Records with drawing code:
********

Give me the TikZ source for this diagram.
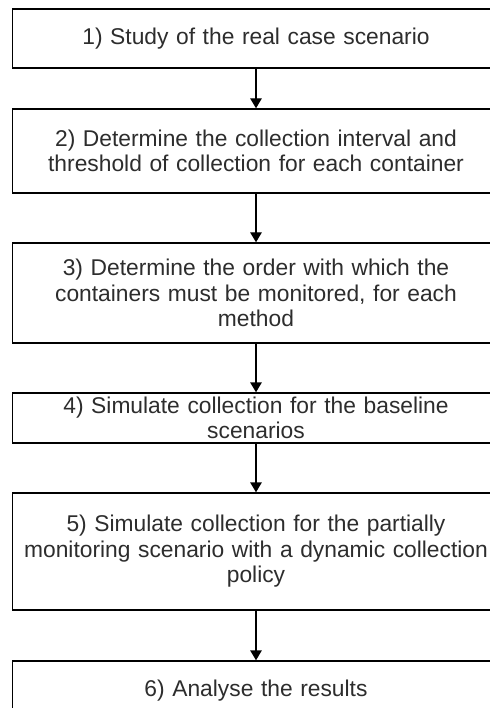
\documentclass[tikz,border=0pt]{standalone}
\usepackage{fontspec}
\setmainfont{Liberation Sans}
\usetikzlibrary{arrows.meta}
\definecolor{txt}{RGB}{45,45,45}
\begin{document}
\begin{tikzpicture}[x=1pt,y=-1pt,
  stepbox/.style={draw=black, line width=1.4pt, fill=white, minimum width=487pt,
    inner sep=0pt, text width=487pt, align=center, text=txt,
    font=\fontsize{22.8}{25.5}\selectfont},
  flow/.style={draw=black, line width=1.4pt, -{Triangle[length=10pt,width=11.5pt]}}]
\useasboundingbox (0,0) rectangle (489,708);
\node[stepbox, minimum height=59pt]  (s1) at (256,38.5)  {1) Study of the real case scenario};
\node[stepbox, minimum height=84pt]  (s2) at (256,151)   {2) Determine the collection interval and\\threshold of collection for each container};
\node[stepbox, minimum height=100pt] (s3) at (256,293)   {3) Determine the order with which the\\containers must be monitored, for each\\method};
\node[stepbox, minimum height=50pt]  (s4) at (256,418)   {4) Simulate collection for the baseline\\scenarios};
\node[stepbox, minimum height=117pt] (s5) at (256,551.5) {5) Simulate collection for the partially\\monitoring scenario with a dynamic collection\\policy};
\node[stepbox, minimum height=59pt]  (s6) at (256,690.5) {6) Analyse the results};
\draw[flow] (s1) -- (s2);
\draw[flow] (s2) -- (s3);
\draw[flow] (s3) -- (s4);
\draw[flow] (s4) -- (s5);
\draw[flow] (s5) -- (s6);
\end{tikzpicture}
\end{document}
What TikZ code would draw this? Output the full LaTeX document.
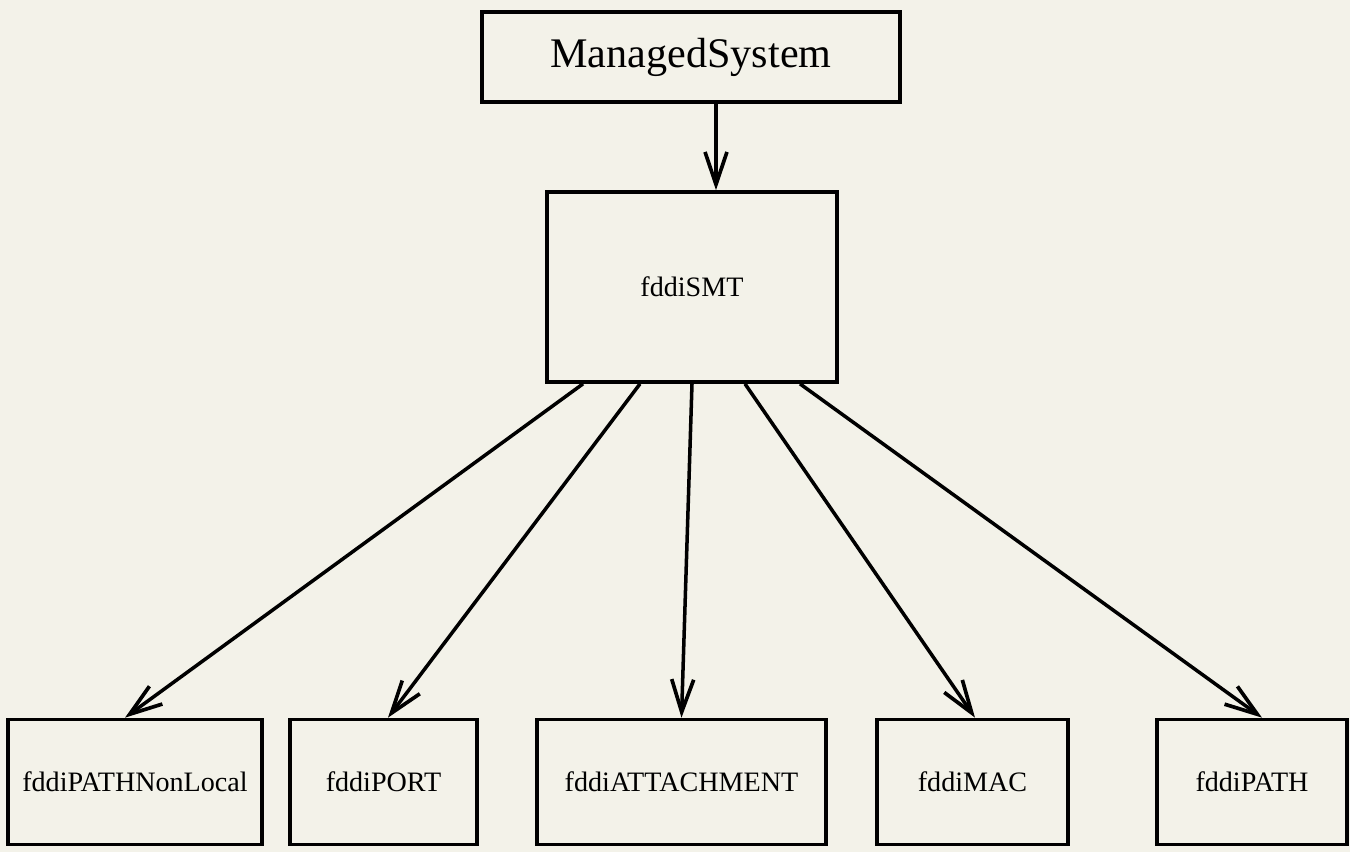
\documentclass[tikz,border=0pt]{standalone}
\usepackage{fontspec}
\setmainfont{Liberation Serif}
\usepackage{xcolor}
\usepackage{tikz}
\usetikzlibrary{arrows.meta, positioning}
\definecolor{paper}{RGB}{243,242,233}

\begin{document}
\begin{tikzpicture}[
    x=0.02cm, y=-0.02cm,
    box/.style={draw, line width=2.1pt, fill=paper, align=center, minimum height=2.5cm, font=\fontsize{16}{18}\selectfont},
    arrow/.style={-{Straight Barb[length=6.5mm, width=4.4mm, line width=2.1pt]}, line width=2pt}
]
\fill[paper] (0,0) rectangle (1350,852);
\useasboundingbox (0,0) rectangle (1350,852);

\node[box, minimum width=8.36cm, minimum height=1.8cm, font=\fontsize{24}{28}\selectfont] (ms) at (691,57) {ManagedSystem};
\node[box, minimum width=5.8cm, minimum height=3.8cm] (smt) at (692,287) {fddiSMT};

\node[box, minimum width=5.08cm] (nonlocal) at (135,782) {fddiPATHNonLocal};
\node[box, minimum width=3.74cm] (port) at (383.5,782) {fddiPORT};
\node[box, minimum width=5.78cm] (attach) at (681.5,782) {fddiATTACHMENT};
\node[box, minimum width=3.82cm] (mac) at (972.5,782) {fddiMAC};
\node[box, minimum width=3.8cm] (path) at (1252,782) {fddiPATH};

\draw[arrow] ([xshift=0.5cm]ms.south) -- ([xshift=0.48cm]smt.north);
\draw[arrow] ([xshift=-2.18cm]smt.south) -- ([xshift=-0.2cm]nonlocal.north);
\draw[arrow] ([xshift=-1.04cm]smt.south) -- ([xshift=0.09cm]port.north);
\draw[arrow] (smt.south) -- (attach.north);
\draw[arrow] ([xshift=1.06cm]smt.south) -- ([xshift=0.05cm]mac.north);
\draw[arrow] ([xshift=2.16cm]smt.south) -- ([xshift=0.2cm]path.north);

\end{tikzpicture}
\end{document}
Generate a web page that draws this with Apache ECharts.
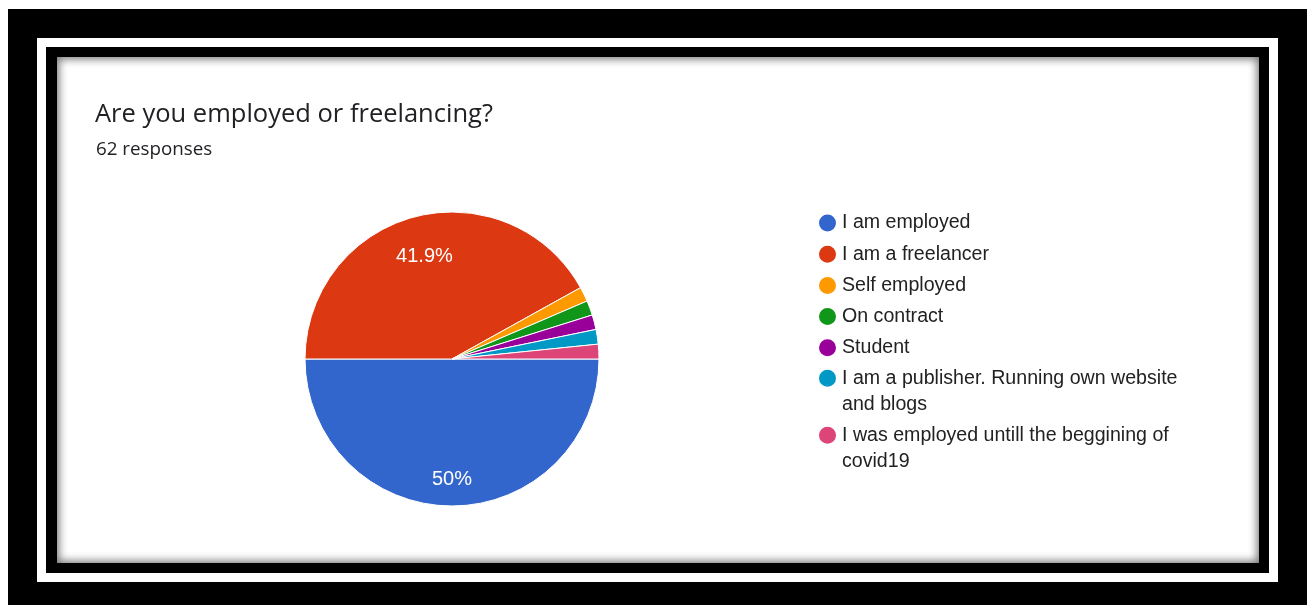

********

• _Written request_
Repeat nothing but the lines from the one containing "What TikZ code" through the end of the entries, exactly, and skip the pictures.

• _Exercise solution_
What TikZ code would draw this? Output the full LaTeX document.
\documentclass[tikz,border=0pt]{standalone}
\usepackage{fontspec}
\setmainfont{Liberation Serif}
\usepackage{xcolor}
\usepackage{tikz}
\usetikzlibrary{arrows.meta, positioning}
\definecolor{paper}{RGB}{243,242,233}

\begin{document}
\begin{tikzpicture}[
    x=0.02cm, y=-0.02cm,
    box/.style={draw, line width=2.1pt, fill=paper, align=center, minimum height=2.5cm, font=\fontsize{16}{18}\selectfont},
    arrow/.style={-{Straight Barb[length=6.5mm, width=4.4mm, line width=2.1pt]}, line width=2pt}
]
\fill[paper] (0,0) rectangle (1350,852);
\useasboundingbox (0,0) rectangle (1350,852);

\node[box, minimum width=8.36cm, minimum height=1.8cm, font=\fontsize{24}{28}\selectfont] (ms) at (691,57) {ManagedSystem};
\node[box, minimum width=5.8cm, minimum height=3.8cm] (smt) at (692,287) {fddiSMT};

\node[box, minimum width=5.08cm] (nonlocal) at (135,782) {fddiPATHNonLocal};
\node[box, minimum width=3.74cm] (port) at (383.5,782) {fddiPORT};
\node[box, minimum width=5.78cm] (attach) at (681.5,782) {fddiATTACHMENT};
\node[box, minimum width=3.82cm] (mac) at (972.5,782) {fddiMAC};
\node[box, minimum width=3.8cm] (path) at (1252,782) {fddiPATH};

\draw[arrow] ([xshift=0.5cm]ms.south) -- ([xshift=0.48cm]smt.north);
\draw[arrow] ([xshift=-2.18cm]smt.south) -- ([xshift=-0.2cm]nonlocal.north);
\draw[arrow] ([xshift=-1.04cm]smt.south) -- ([xshift=0.09cm]port.north);
\draw[arrow] (smt.south) -- (attach.north);
\draw[arrow] ([xshift=1.06cm]smt.south) -- ([xshift=0.05cm]mac.north);
\draw[arrow] ([xshift=2.16cm]smt.south) -- ([xshift=0.2cm]path.north);

\end{tikzpicture}
\end{document}
Generate a web page that draws this with Apache ECharts.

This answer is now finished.